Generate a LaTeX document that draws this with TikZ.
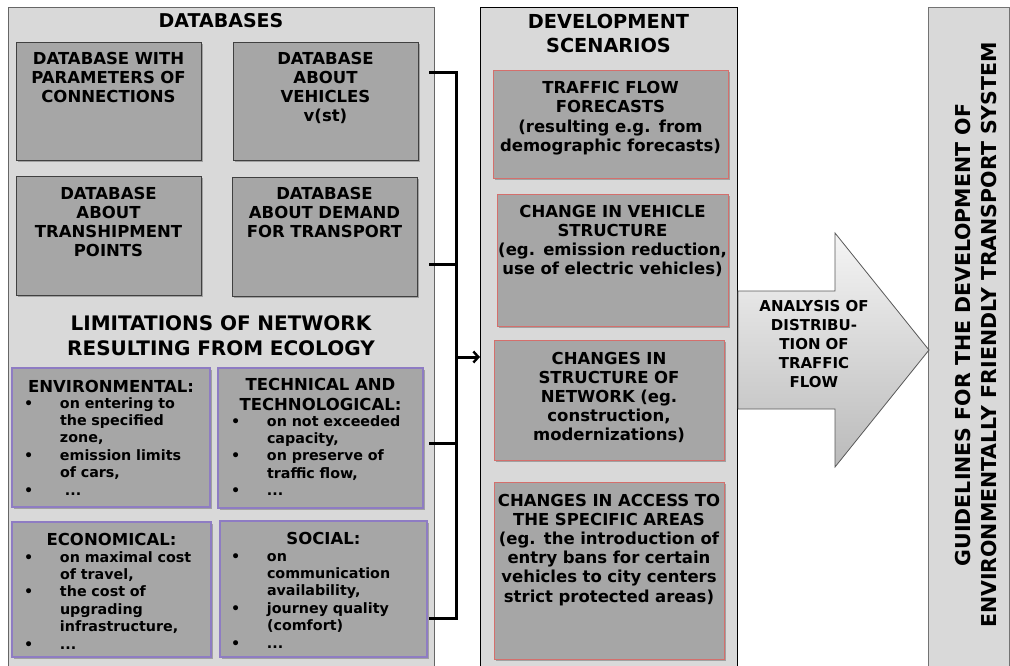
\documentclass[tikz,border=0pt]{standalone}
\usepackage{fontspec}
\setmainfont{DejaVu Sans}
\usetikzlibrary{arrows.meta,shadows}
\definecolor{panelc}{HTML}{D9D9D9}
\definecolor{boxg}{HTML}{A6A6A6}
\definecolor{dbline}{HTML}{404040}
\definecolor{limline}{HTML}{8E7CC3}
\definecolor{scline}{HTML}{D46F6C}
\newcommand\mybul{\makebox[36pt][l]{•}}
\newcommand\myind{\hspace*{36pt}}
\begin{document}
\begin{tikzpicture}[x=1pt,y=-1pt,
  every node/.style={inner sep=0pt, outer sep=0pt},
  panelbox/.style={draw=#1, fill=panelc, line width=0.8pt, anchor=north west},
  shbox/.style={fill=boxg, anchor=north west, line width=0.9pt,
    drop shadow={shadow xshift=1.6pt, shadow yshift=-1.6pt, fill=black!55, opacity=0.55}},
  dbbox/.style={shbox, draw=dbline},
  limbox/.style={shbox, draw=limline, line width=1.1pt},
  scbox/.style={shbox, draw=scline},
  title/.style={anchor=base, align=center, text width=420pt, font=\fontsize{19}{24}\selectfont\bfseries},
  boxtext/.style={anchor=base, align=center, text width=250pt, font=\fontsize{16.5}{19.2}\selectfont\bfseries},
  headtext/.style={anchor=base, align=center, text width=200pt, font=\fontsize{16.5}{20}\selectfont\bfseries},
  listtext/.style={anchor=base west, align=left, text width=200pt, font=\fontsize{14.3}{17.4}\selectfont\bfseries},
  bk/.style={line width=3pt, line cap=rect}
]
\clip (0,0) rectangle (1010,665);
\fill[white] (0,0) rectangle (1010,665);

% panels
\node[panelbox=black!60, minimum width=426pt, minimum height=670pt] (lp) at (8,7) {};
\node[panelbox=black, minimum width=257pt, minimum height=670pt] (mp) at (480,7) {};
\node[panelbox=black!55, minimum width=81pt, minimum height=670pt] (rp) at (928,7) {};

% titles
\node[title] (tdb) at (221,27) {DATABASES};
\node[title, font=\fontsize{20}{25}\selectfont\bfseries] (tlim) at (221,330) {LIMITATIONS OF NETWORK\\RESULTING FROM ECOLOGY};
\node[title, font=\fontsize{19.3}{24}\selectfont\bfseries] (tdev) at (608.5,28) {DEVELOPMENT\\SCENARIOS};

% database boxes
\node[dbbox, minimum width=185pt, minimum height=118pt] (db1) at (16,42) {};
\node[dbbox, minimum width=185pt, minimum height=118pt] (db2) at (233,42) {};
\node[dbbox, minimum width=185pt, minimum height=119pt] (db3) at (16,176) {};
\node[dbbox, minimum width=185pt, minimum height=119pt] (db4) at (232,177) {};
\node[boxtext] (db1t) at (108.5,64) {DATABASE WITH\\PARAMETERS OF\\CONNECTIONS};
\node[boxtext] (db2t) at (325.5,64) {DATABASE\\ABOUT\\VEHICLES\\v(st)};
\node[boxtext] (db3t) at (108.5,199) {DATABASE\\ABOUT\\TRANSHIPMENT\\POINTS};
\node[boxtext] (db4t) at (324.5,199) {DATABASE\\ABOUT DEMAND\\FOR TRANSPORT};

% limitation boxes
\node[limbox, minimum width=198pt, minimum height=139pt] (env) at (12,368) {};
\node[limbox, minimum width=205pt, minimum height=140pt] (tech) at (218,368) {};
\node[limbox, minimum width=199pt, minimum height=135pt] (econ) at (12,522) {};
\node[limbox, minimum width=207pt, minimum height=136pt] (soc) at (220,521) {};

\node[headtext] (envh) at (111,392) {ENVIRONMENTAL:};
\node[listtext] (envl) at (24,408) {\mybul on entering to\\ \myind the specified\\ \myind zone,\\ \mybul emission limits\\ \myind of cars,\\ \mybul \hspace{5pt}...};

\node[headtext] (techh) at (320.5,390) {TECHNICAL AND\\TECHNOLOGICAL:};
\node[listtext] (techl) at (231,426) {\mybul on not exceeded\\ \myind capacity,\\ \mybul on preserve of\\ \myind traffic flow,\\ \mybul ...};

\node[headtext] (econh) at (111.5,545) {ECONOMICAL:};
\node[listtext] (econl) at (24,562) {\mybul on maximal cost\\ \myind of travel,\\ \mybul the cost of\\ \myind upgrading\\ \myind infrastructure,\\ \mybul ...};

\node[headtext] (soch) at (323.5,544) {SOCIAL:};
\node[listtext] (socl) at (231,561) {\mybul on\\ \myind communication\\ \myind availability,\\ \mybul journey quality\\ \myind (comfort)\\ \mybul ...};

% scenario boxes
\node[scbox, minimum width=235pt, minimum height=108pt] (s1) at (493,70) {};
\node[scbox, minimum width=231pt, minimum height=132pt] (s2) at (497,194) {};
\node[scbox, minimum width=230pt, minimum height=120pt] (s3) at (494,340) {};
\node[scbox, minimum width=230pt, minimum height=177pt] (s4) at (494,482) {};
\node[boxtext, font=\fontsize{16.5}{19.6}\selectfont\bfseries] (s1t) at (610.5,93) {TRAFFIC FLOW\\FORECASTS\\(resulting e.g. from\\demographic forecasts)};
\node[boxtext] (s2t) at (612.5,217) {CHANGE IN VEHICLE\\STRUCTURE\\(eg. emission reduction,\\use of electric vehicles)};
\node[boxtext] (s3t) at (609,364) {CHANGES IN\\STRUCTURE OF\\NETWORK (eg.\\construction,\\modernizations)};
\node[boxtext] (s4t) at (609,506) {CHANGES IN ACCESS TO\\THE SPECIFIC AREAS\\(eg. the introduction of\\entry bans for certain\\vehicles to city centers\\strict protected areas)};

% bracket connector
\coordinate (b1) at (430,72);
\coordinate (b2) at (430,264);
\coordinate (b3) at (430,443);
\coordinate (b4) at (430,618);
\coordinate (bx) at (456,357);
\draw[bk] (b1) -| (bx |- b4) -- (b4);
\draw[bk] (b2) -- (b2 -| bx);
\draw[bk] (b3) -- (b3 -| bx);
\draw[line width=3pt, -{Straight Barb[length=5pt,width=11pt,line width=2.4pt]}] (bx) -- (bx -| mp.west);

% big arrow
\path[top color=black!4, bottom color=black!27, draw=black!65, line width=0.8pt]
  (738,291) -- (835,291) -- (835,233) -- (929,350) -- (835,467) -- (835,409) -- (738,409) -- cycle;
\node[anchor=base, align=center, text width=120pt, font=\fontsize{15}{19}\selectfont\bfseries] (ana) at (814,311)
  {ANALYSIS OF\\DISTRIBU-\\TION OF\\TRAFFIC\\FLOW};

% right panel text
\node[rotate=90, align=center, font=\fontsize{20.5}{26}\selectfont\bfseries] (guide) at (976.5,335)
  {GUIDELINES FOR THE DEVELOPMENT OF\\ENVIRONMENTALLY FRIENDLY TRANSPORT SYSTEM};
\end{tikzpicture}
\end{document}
..........
• **EXERCISE**:
Quote every line word for word and keep the images out of the copy.

• **PROBLEM SOLUTION**:
Generate a LaTeX document that draws this with TikZ.
\documentclass[tikz,border=0pt]{standalone}
\usepackage{fontspec}
\setmainfont{DejaVu Sans}
\usetikzlibrary{arrows.meta,shadows}
\definecolor{panelc}{HTML}{D9D9D9}
\definecolor{boxg}{HTML}{A6A6A6}
\definecolor{dbline}{HTML}{404040}
\definecolor{limline}{HTML}{8E7CC3}
\definecolor{scline}{HTML}{D46F6C}
\newcommand\mybul{\makebox[36pt][l]{•}}
\newcommand\myind{\hspace*{36pt}}
\begin{document}
\begin{tikzpicture}[x=1pt,y=-1pt,
  every node/.style={inner sep=0pt, outer sep=0pt},
  panelbox/.style={draw=#1, fill=panelc, line width=0.8pt, anchor=north west},
  shbox/.style={fill=boxg, anchor=north west, line width=0.9pt,
    drop shadow={shadow xshift=1.6pt, shadow yshift=-1.6pt, fill=black!55, opacity=0.55}},
  dbbox/.style={shbox, draw=dbline},
  limbox/.style={shbox, draw=limline, line width=1.1pt},
  scbox/.style={shbox, draw=scline},
  title/.style={anchor=base, align=center, text width=420pt, font=\fontsize{19}{24}\selectfont\bfseries},
  boxtext/.style={anchor=base, align=center, text width=250pt, font=\fontsize{16.5}{19.2}\selectfont\bfseries},
  headtext/.style={anchor=base, align=center, text width=200pt, font=\fontsize{16.5}{20}\selectfont\bfseries},
  listtext/.style={anchor=base west, align=left, text width=200pt, font=\fontsize{14.3}{17.4}\selectfont\bfseries},
  bk/.style={line width=3pt, line cap=rect}
]
\clip (0,0) rectangle (1010,665);
\fill[white] (0,0) rectangle (1010,665);

% panels
\node[panelbox=black!60, minimum width=426pt, minimum height=670pt] (lp) at (8,7) {};
\node[panelbox=black, minimum width=257pt, minimum height=670pt] (mp) at (480,7) {};
\node[panelbox=black!55, minimum width=81pt, minimum height=670pt] (rp) at (928,7) {};

% titles
\node[title] (tdb) at (221,27) {DATABASES};
\node[title, font=\fontsize{20}{25}\selectfont\bfseries] (tlim) at (221,330) {LIMITATIONS OF NETWORK\\RESULTING FROM ECOLOGY};
\node[title, font=\fontsize{19.3}{24}\selectfont\bfseries] (tdev) at (608.5,28) {DEVELOPMENT\\SCENARIOS};

% database boxes
\node[dbbox, minimum width=185pt, minimum height=118pt] (db1) at (16,42) {};
\node[dbbox, minimum width=185pt, minimum height=118pt] (db2) at (233,42) {};
\node[dbbox, minimum width=185pt, minimum height=119pt] (db3) at (16,176) {};
\node[dbbox, minimum width=185pt, minimum height=119pt] (db4) at (232,177) {};
\node[boxtext] (db1t) at (108.5,64) {DATABASE WITH\\PARAMETERS OF\\CONNECTIONS};
\node[boxtext] (db2t) at (325.5,64) {DATABASE\\ABOUT\\VEHICLES\\v(st)};
\node[boxtext] (db3t) at (108.5,199) {DATABASE\\ABOUT\\TRANSHIPMENT\\POINTS};
\node[boxtext] (db4t) at (324.5,199) {DATABASE\\ABOUT DEMAND\\FOR TRANSPORT};

% limitation boxes
\node[limbox, minimum width=198pt, minimum height=139pt] (env) at (12,368) {};
\node[limbox, minimum width=205pt, minimum height=140pt] (tech) at (218,368) {};
\node[limbox, minimum width=199pt, minimum height=135pt] (econ) at (12,522) {};
\node[limbox, minimum width=207pt, minimum height=136pt] (soc) at (220,521) {};

\node[headtext] (envh) at (111,392) {ENVIRONMENTAL:};
\node[listtext] (envl) at (24,408) {\mybul on entering to\\ \myind the specified\\ \myind zone,\\ \mybul emission limits\\ \myind of cars,\\ \mybul \hspace{5pt}...};

\node[headtext] (techh) at (320.5,390) {TECHNICAL AND\\TECHNOLOGICAL:};
\node[listtext] (techl) at (231,426) {\mybul on not exceeded\\ \myind capacity,\\ \mybul on preserve of\\ \myind traffic flow,\\ \mybul ...};

\node[headtext] (econh) at (111.5,545) {ECONOMICAL:};
\node[listtext] (econl) at (24,562) {\mybul on maximal cost\\ \myind of travel,\\ \mybul the cost of\\ \myind upgrading\\ \myind infrastructure,\\ \mybul ...};

\node[headtext] (soch) at (323.5,544) {SOCIAL:};
\node[listtext] (socl) at (231,561) {\mybul on\\ \myind communication\\ \myind availability,\\ \mybul journey quality\\ \myind (comfort)\\ \mybul ...};

% scenario boxes
\node[scbox, minimum width=235pt, minimum height=108pt] (s1) at (493,70) {};
\node[scbox, minimum width=231pt, minimum height=132pt] (s2) at (497,194) {};
\node[scbox, minimum width=230pt, minimum height=120pt] (s3) at (494,340) {};
\node[scbox, minimum width=230pt, minimum height=177pt] (s4) at (494,482) {};
\node[boxtext, font=\fontsize{16.5}{19.6}\selectfont\bfseries] (s1t) at (610.5,93) {TRAFFIC FLOW\\FORECASTS\\(resulting e.g. from\\demographic forecasts)};
\node[boxtext] (s2t) at (612.5,217) {CHANGE IN VEHICLE\\STRUCTURE\\(eg. emission reduction,\\use of electric vehicles)};
\node[boxtext] (s3t) at (609,364) {CHANGES IN\\STRUCTURE OF\\NETWORK (eg.\\construction,\\modernizations)};
\node[boxtext] (s4t) at (609,506) {CHANGES IN ACCESS TO\\THE SPECIFIC AREAS\\(eg. the introduction of\\entry bans for certain\\vehicles to city centers\\strict protected areas)};

% bracket connector
\coordinate (b1) at (430,72);
\coordinate (b2) at (430,264);
\coordinate (b3) at (430,443);
\coordinate (b4) at (430,618);
\coordinate (bx) at (456,357);
\draw[bk] (b1) -| (bx |- b4) -- (b4);
\draw[bk] (b2) -- (b2 -| bx);
\draw[bk] (b3) -- (b3 -| bx);
\draw[line width=3pt, -{Straight Barb[length=5pt,width=11pt,line width=2.4pt]}] (bx) -- (bx -| mp.west);

% big arrow
\path[top color=black!4, bottom color=black!27, draw=black!65, line width=0.8pt]
  (738,291) -- (835,291) -- (835,233) -- (929,350) -- (835,467) -- (835,409) -- (738,409) -- cycle;
\node[anchor=base, align=center, text width=120pt, font=\fontsize{15}{19}\selectfont\bfseries] (ana) at (814,311)
  {ANALYSIS OF\\DISTRIBU-\\TION OF\\TRAFFIC\\FLOW};

% right panel text
\node[rotate=90, align=center, font=\fontsize{20.5}{26}\selectfont\bfseries] (guide) at (976.5,335)
  {GUIDELINES FOR THE DEVELOPMENT OF\\ENVIRONMENTALLY FRIENDLY TRANSPORT SYSTEM};
\end{tikzpicture}
\end{document}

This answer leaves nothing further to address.